The main objective of this project is to assess the contribution of non-structural masonry walls to the safety of buildings after an unforeseeable event and the definition of procedures to enhance this contribution.

Although the knowledge in structural engineering has advanced enormously in the last decades, structural collapses still occur with significant frequency. These are, in general, a consequence of unexpected loading, design and construction errors or harmful human actions.

Reducing the susceptibility of structures to these unforeseeable events is a key aspect in increasing safety in civil engineering structures. Intensive research has focused on these aspects in the last decade, and it is now clear that a general approach to robustness must be based on risk analysis.

However, it is also clear that less complex formulations must be defined for particular structural typologies, in order to be applicable in current design.

In Portugal, buildings are traditionally erected using a reinforced concrete frame, complemented by reinforced concrete walls, and using non-structural walls built with clay or concrete blocks masonry. In this project, this common building typology is studied from a robustness viewpoint, aiming at defining simple robustness indicators and mitigation solutions specific for these structures.

Recent examples of near collapses in Portugal showed that the non-structural walls can, under extreme events, sustain significant loads, preventing collapse and allowing evacuation and repair. Although significant damage occurred in these cases, no casualties were registered, and the buildings could be used after repair.

To assess the importance of walls in robustness as well as the condition under which such contribution can be considered, different wall panels, composed of masonry walls and reinforced concrete frames, will be analyzed experimentally, to assess their joint performance and its dependence on materials (clay bricks vs. concrete bricks), geometry and continuity between masonry and reinforced concrete frame. Particular attention will be paid to the quality of workmanship on the properties of wall, as the existence of gaps between bricks and between bricks and frame and poor brick arrangement can severely limit the ability of these elements in improving robustness.
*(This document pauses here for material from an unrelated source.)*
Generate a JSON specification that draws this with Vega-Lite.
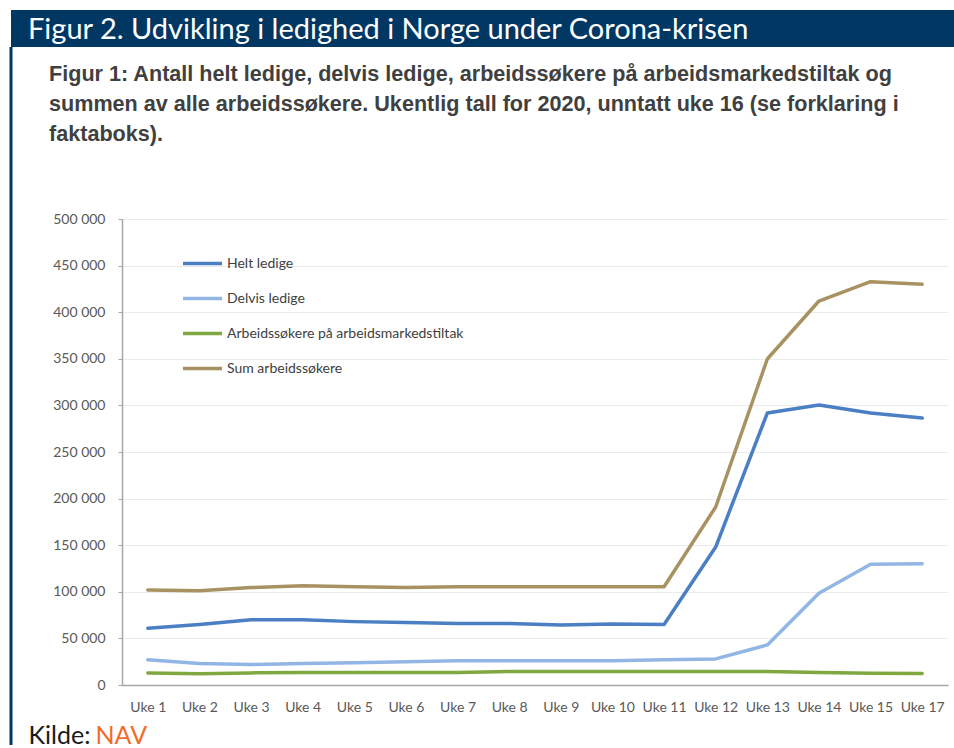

Based on the properties of the wall defined experimentally, risk assessment of several typical buildings, considering different non-structural walls, under extreme events, will be performed. The risk analysis will be based on reliability analysis considering an initial damage (modeled through removal of a key-element), considering the non-linear behavior of all components of the structure.

This analysis will give clear indications on the improvement in robustness resulting from the use of non-structural masonry walls, as well as, indicate possible methods to enhance robustness of existing structures.

The second phase of the project focus on the use of recycled aggregates concrete blocks (RACB) walls for improving robustness. The advantages of this solution are: competitive cost, higher sustainability and capacity to increase resistance through the use of ladder reinforcement. The analysis of advantages of this solution will be performed using the same procedure defined for traditional walls. The comparison of results will show the effectiveness and cost efficiency of this solution.

The final step of the project is the development of a guideline on the structural robustness assessment of reinforced concrete buildings with masonry infill, including assessment simplified rules and enhancement procedures for both new and existing structures. At the end of the project, a seminar oining national and international experts will be organized, in order to transpose the obtained knowledge to the community.

The team involved in this project involves experienced researchers in reliability and robustness analysis, strengthening of reinforced concrete structures, recycled aggregated concrete, and experimental analysis of reinforced concrete structures. The two invited consultants are renowned experts on risk assessment and robustness analysis and on recycled aggregate concrete, respectively.